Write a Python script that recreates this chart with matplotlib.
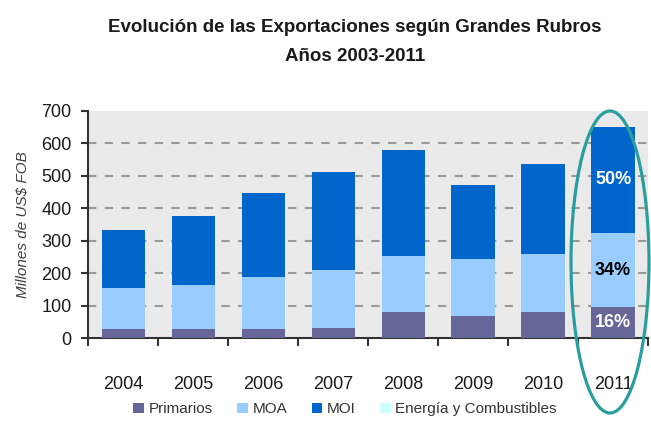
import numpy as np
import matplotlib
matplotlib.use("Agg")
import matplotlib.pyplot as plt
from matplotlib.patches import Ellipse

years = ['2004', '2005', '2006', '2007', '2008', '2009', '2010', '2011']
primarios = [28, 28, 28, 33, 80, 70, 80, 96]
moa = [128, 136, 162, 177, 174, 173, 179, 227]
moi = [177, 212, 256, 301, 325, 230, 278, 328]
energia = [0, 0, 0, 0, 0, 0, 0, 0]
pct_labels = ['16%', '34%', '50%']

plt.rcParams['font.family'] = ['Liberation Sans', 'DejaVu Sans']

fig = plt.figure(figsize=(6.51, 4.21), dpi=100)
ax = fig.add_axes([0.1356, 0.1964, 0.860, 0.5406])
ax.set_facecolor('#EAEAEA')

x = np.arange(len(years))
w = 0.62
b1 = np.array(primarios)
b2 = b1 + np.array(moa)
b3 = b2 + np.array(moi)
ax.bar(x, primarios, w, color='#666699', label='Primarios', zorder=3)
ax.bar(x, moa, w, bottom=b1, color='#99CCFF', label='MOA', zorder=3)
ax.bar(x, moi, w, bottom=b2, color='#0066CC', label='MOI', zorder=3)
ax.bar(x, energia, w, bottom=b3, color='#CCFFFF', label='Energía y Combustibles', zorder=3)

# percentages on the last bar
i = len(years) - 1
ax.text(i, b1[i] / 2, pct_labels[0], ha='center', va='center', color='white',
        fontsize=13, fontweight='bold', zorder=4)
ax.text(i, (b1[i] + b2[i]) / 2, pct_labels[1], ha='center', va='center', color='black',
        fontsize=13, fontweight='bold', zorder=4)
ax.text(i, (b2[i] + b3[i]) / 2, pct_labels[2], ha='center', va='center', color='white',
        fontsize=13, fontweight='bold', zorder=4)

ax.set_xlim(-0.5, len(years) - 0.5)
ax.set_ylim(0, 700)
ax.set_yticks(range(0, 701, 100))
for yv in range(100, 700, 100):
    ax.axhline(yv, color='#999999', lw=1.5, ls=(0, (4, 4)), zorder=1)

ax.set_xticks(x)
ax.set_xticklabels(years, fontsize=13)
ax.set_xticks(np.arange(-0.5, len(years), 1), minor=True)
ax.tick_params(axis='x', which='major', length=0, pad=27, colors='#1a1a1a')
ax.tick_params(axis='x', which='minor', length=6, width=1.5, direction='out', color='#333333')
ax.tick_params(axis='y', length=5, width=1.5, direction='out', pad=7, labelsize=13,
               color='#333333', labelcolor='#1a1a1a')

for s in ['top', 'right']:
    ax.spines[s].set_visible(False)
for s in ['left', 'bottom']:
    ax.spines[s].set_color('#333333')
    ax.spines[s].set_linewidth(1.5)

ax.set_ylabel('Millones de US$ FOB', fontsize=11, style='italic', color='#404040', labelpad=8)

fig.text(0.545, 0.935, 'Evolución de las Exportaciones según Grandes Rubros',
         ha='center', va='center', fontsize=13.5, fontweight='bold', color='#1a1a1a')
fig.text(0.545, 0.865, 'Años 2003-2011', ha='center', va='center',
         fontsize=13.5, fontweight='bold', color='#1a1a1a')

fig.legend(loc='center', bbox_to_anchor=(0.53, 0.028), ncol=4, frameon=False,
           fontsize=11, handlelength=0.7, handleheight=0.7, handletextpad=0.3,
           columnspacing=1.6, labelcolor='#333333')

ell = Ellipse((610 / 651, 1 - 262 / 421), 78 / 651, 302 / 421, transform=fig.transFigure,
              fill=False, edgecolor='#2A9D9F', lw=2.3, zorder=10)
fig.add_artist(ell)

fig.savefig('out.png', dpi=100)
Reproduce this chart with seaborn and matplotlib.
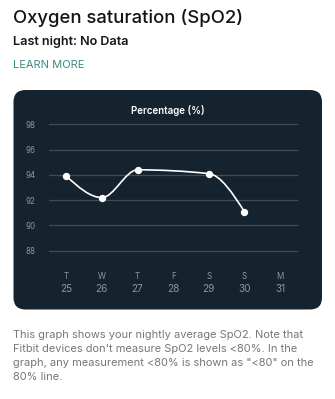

*-*-*

From the top of the listing above, repeat each line exactly until you reach the line containing "from matplotlib.patches import Ellipse", and repeat that one too. Leave the pictures out.

Write a Python script that recreates this chart with matplotlib.
import numpy as np
import matplotlib
matplotlib.use("Agg")
import matplotlib.pyplot as plt
from matplotlib.patches import Ellipse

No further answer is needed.